The introduction of the standards ISO 13407 and ISO TR 18529 presents a number of opportunities to the usability community by creating the potential for new alliances. It is intended that the HSL model will considerably increase these opportunities for the UK Defence community, now and on completion of its conversion to an International Standard.
The opportunities are discussed under the following headings:
Opportunities for software procurement
Process models offer the potential to change the custom software business model, forming an alliance with the customer. There is a sector of the software supply industry that depends on poor usability for economic survival. The strategy is to bid at below cost for fixed-price competitively-tendered supply against a contracted set of requirements, to deliver a system that meets the requirements (and so obtain payment) but which is unusable, thus leading to large quantities of profitable post-design support.
The inclusion of HFI PRA (or for office IT, ISO 13407) in the contract, including its use for assessment purposes, frustrates this strategy in a way that methodologies, guidelines, handbooks, or expert consultants cannot.
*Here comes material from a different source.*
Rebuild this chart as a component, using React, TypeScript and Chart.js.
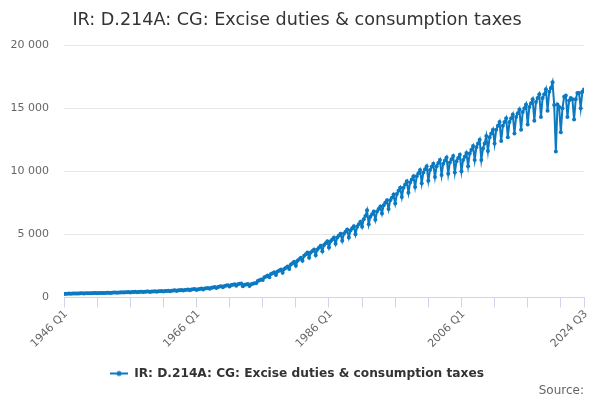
import { useEffect, useRef } from "react"
import { Chart, registerables } from "chart.js"

Chart.register(...registerables)

// quarterly values, £m (one row per year, Q1..Q4)
const excise: number[] = [
  270, 285, 290, 300, // 1946
  290, 305, 310, 315,
  300, 315, 320, 325,
  310, 320, 330, 335,
  320, 330, 340, 345, // 1950
  325, 345, 350, 355,
  340, 355, 365, 370,
  350, 370, 380, 385,
  365, 385, 395, 400,
  380, 400, 410, 420, // 1955
  395, 420, 430, 440,
  410, 435, 445, 455,
  420, 450, 460, 470,
  435, 465, 475, 490,
  450, 480, 495, 510, // 1960
  465, 500, 515, 530,
  490, 530, 545, 560,
  515, 560, 575, 590,
  540, 590, 610, 630,
  570, 620, 640, 665, // 1965
  590, 650, 675, 700,
  630, 700, 725, 750,
  680, 760, 790, 820,
  740, 830, 860, 890,
  800, 900, 935, 970, // 1970
  870, 980, 1010, 1050,
  930, 1050, 1080, 1110,
  890, 1000, 1030, 1060,
  900, 1050, 1090, 1130,
  1120, 1300, 1360, 1420, // 1975
  1380, 1600, 1660, 1740,
  1600, 1850, 1920, 2000,
  1780, 2050, 2130, 2220,
  1950, 2250, 2360, 2450,
  2250, 2600, 2700, 2820, // 1980
  2500, 2900, 3030, 3150,
  2900, 3300, 3420, 3550,
  3150, 3550, 3680, 3800,
  3350, 3800, 3950, 4100,
  3650, 4150, 4300, 4450, // 1985
  3950, 4450, 4600, 4750,
  4250, 4750, 4900, 5050,
  4500, 5050, 5200, 5380,
  4750, 5300, 5480, 5650,
  5000, 5600, 5800, 6000, // 1990
  5600, 6200, 6450, 6900,
  5800, 6400, 6600, 6800,
  6150, 6800, 7000, 7200,
  6650, 7300, 7500, 7700,
  7000, 7700, 7900, 8150, // 1995
  7450, 8200, 8450, 8700,
  7950, 8700, 8950, 9200,
  8300, 9100, 9350, 9600,
  8750, 9600, 9850, 10100,
  9050, 9900, 10150, 10400, // 2000
  9250, 10100, 10350, 10600,
  9550, 10400, 10650, 10900,
  9700, 10600, 10850, 11100,
  9800, 10700, 10950, 11200,
  9900, 10800, 11050, 11300, // 2005
  10000, 10900, 11150, 11450,
  10400, 11400, 11700, 12000,
  10900, 11900, 12200, 12500,
  10900, 11800, 12200, 12800,
  11600, 12700, 13000, 13300, // 2010
  12200, 13300, 13600, 13900,
  12400, 13600, 13900, 14200,
  12700, 13900, 14200, 14500,
  13000, 14300, 14600, 14900,
  13300, 14700, 15000, 15300, // 2015
  13700, 15100, 15400, 15700,
  14000, 15500, 15800, 16100,
  14300, 15800, 16100, 16500,
  14800, 16300, 16600, 17050,
  15250, 11570, 15300, 15100, // 2020
  13100, 15000, 15900, 16000,
  14300, 15600, 15800, 15700,
  14100, 15700, 16200, 16200,
  15000, 16300, 16480, // 2024 Q1..Q3
]

const startYear = 1946
const quarters: string[] = excise.map(
  (_, i) => `${startYear + Math.floor(i / 4)} Q${(i % 4) + 1}`
)
const tickStep = 20
const shownLabels = ["1946 Q1", "1966 Q1", "1986 Q1", "2006 Q1", "2024 Q3"]
const yTicks = [0, 5000, 10000, 15000, 20000]

const blue = "#0c7ac2"
const font = "'DejaVu Sans', sans-serif"

function legendIcon() {
  const c = document.createElement("canvas")
  c.width = 18
  c.height = 8
  const g = c.getContext("2d")
  if (g) {
    g.strokeStyle = blue
    g.lineWidth = 2
    g.beginPath()
    g.moveTo(0, 4)
    g.lineTo(18, 4)
    g.stroke()
    g.fillStyle = blue
    g.beginPath()
    g.arc(9, 4, 2.5, 0, Math.PI * 2)
    g.fill()
  }
  return c
}

// x labels are drawn here so the rotated first label can hang left of the plot
// without chart.js pushing the plot area to the right
const rotatedXLabels = {
  id: "rotatedXLabels",
  afterDraw(chart: Chart) {
    const scale = chart.scales.x
    const g = chart.ctx
    g.save()
    g.fillStyle = "#666666"
    g.font = `11px ${font}`
    g.textAlign = "right"
    g.textBaseline = "middle"
    quarters.forEach((q, i) => {
      if (!shownLabels.includes(q)) return
      const x = scale.getPixelForValue(i)
      g.save()
      g.translate(x + 2, scale.top + 15)
      g.rotate(-Math.PI / 4)
      g.fillText(q, 0, 0)
      g.restore()
    })
    g.restore()
  },
}

export default function App() {
  const chartRef = useRef<HTMLCanvasElement>(null)
  const chartInstance = useRef<Chart | null>(null)

  useEffect(() => {
    if (!chartRef.current) return
    if (chartInstance.current) chartInstance.current.destroy()
    const ctx = chartRef.current.getContext("2d")
    if (!ctx) return

    chartInstance.current = new Chart(ctx, {
      type: "line",
      data: {
        datasets: [
          {
            label: "IR: D.214A: CG: Excise duties & consumption taxes",
            data: excise.map((v, i) => ({ x: i, y: v })),
            borderColor: blue,
            backgroundColor: blue,
            borderWidth: 2,
            pointRadius: 2,
            pointBorderWidth: 0,
            tension: 0,
          },
        ],
      },
      options: {
        animation: false,
        responsive: true,
        maintainAspectRatio: false,
        layout: { padding: { left: 10, right: 16, top: 0, bottom: 2 } },
        scales: {
          x: {
            type: "linear",
            min: 0,
            max: quarters.length - 1,
            afterBuildTicks: (axis) => {
              const t = []
              for (let i = 0; i < quarters.length; i += tickStep) t.push({ value: i })
              t.push({ value: quarters.length - 1 })
              axis.ticks = t
            },
            ticks: { display: false },
            grid: {
              drawOnChartArea: false,
              color: "#ccd6eb",
              tickLength: 10,
            },
            border: { color: "#ccd6eb" },
          },
          y: {
            min: 0,
            max: 20000,
            afterBuildTicks: (axis) => {
              axis.ticks = yTicks.map((v) => ({ value: v }))
            },
            afterFit: (axis) => {
              axis.width = 54
            },
            ticks: {
              color: "#666666",
              padding: 15,
              font: { family: font, size: 11 },
              callback: (v) => String(v).replace(/\B(?=(\d{3})+(?!\d))/g, " "),
            },
            grid: { color: "#e6e6e6", drawTicks: false },
            border: { display: false },
          },
        },
        plugins: {
          title: {
            display: true,
            text: "IR: D.214A: CG: Excise duties & consumption taxes",
            color: "#333333",
            font: { family: font, size: 17.6, weight: "normal" },
            padding: { top: 10, bottom: 14 },
          },
          subtitle: {
            display: true,
            text: "Source:",
            position: "bottom",
            align: "end",
            color: "#666666",
            font: { family: font, size: 12 },
            padding: { top: -6, bottom: 0 },
          },
          legend: {
            position: "bottom",
            labels: {
              usePointStyle: true,
              pointStyle: legendIcon(),
              pointStyleWidth: 18,
              padding: 60,
              color: "#333333",
              font: { family: font, size: 12.2, weight: "bold" },
            },
          },
          tooltip: { enabled: false },
        },
      },
      plugins: [rotatedXLabels],
    })

    return () => {
      if (chartInstance.current) {
        chartInstance.current.destroy()
        chartInstance.current = null
      }
    }
  }, [])

  return (
    <div style={{ position: "absolute", left: 0, top: 0, width: 600, height: 400 }}>
      <canvas ref={chartRef} />
    </div>
  )
}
Post contract award, the use of process assessment and process improvement can complement mandated deliverables as management tools and financial incentives.
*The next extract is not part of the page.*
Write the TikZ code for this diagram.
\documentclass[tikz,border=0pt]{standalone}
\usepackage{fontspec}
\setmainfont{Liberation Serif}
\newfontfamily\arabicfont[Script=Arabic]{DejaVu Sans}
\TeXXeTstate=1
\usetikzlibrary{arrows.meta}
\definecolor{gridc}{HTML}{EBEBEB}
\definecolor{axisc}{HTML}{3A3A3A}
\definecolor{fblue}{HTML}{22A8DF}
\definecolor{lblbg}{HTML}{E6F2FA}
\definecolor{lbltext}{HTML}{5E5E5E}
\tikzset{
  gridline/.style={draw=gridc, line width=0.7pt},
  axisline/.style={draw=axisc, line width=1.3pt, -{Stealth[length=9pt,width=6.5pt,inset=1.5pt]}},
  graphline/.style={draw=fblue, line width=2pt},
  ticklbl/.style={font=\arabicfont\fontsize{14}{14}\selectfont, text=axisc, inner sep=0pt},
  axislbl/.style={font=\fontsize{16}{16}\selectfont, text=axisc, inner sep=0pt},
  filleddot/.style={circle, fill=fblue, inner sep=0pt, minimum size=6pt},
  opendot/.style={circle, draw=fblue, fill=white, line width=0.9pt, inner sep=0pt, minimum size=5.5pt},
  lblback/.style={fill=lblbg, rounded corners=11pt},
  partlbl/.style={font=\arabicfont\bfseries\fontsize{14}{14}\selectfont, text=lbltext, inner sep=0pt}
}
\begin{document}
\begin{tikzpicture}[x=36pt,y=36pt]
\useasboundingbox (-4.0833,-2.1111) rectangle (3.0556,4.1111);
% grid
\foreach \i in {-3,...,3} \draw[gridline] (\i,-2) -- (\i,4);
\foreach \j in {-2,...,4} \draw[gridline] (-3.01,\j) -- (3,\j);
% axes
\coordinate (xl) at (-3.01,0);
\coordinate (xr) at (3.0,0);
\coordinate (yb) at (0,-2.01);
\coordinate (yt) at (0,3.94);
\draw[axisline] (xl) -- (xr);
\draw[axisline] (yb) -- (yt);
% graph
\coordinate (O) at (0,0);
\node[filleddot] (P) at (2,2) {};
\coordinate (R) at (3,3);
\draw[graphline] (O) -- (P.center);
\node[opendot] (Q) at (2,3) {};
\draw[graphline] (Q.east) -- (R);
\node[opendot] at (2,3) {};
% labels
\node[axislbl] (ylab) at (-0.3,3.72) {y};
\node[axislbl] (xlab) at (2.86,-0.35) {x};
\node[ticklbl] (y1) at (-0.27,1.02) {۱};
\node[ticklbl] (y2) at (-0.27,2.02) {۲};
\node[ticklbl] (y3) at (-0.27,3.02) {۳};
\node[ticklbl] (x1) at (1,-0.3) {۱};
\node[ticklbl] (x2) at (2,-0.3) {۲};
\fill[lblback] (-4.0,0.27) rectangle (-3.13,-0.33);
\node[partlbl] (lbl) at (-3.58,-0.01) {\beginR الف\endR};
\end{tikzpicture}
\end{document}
Opportunities for software management and design
Software and System Engineering have made a move from method to process, e.g. from SSADM and Information Engineering to the development of standards such as ISO 15504, the Software Engineering Institute's Capability Maturity Model (CMM), ISO 12207 and ISO 15288. The development of a process model for user-centred design that is compatible with engineering models and quality standards enables usability professionals to form new alliances (with quality managers, process architects and Software Process Improvement initiatives), and to take advantage of accepted initiatives for process improvement. For example, ISO 9001:2000 includes a requirement for Continuous Improvement (CI) of selected processes.
The availability of a process model for the Human-System Lifecycle eases its inclusion in the scope of Continuous Improvement. Similar benefits can be obtained from its compatibility with CMM and ISO 15504. It is also important to note that globalisation and international collaboration are forcing convergence on single standards, in contrast to the profusion of methodology guides and standards in the 1980's. The HSL model (and ISO 13407) fit into this class of standards. As the new version of ISO 12207 (incorporating a usability process based on ISO TR 18529) and ISO 15288 (incorporating Human Factors issues) emerge, there will be further benefits to be obtained.
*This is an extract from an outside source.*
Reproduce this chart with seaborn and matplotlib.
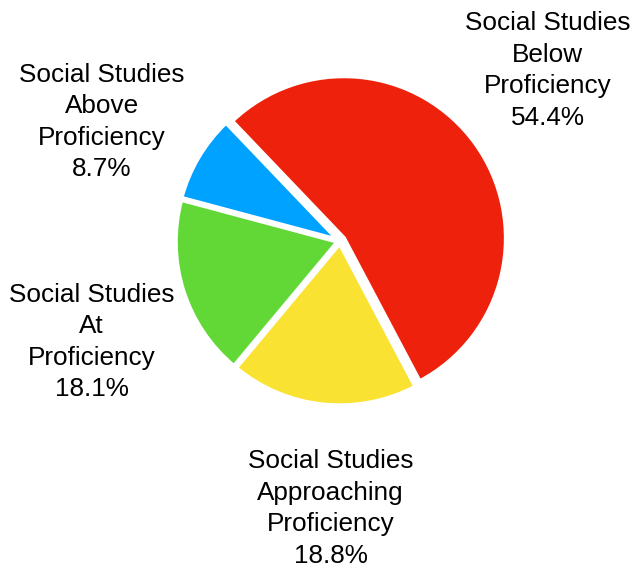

There is a large academic and corporate interest in understanding how to make structured Process Improvement work in the fields of software and system engineering and at a business level. These initiatives should take account of human sciences contributions at both the cognitive and organisational levels (Clegg, 1996): · The HF community has much to contribute to understanding Process Improvement for processes beyond those that deliver usability · The social and human science aspects of organisational change have yet to be investigated fully in the context of process maturity · the limits to existing process models need to be understood, e.g. how variables in users, tasks, technology affect the relation between process and outcome. Jokela (2000) has started to investigate the basis for conducting assessment and Process Improvement, with consideration given to non-process perspectives.
Opportunities for business and quality metrics
An alliance can be made between usability engineering and business-level metrics. For example, in Europe the European Foundation for Quality Management (EFQM, 1999) excellence model is becoming widely adopted for organisational benchmarking (equivalent models are used in the US and Japan). The approach and content of the EFQM are compatible with the HSL model, offering the opportunity for operability process metrics to be included at corporate level. The World Wide Web has changed the importance of usability for many organisations. As Nielsen (1999) has pointed out "In product design and software design, customers pay first and experience usability later. On the web, users experience usability first and pay later." Business therefore becomes critically dependent on usability. As a result, the component of the EFQM related to customer results becomes largely concerned with user-centred design. The HSL model (and ISO TR 18529) offer a way to assess the likelihood of achieving usability in a manner that is compatible with EFQM in the context of e-commerce.
Opportunities for government and citizenship
The increasing role of evaluation in the public sector (Chelimsky & Shadish, 1997) offers both an opportunity and a challenge to usability professionals. The demand from government has shifted from regularity and propriety in investment of public monies to the demonstration of effectiveness of the operational system. The ability to measure the extent to which user needs are being addressed has the potential to deliver a powerful metric at programme level. HSL assessments (whether external or self-assessments) can be used as valuable Performance Indicators at programme or project level.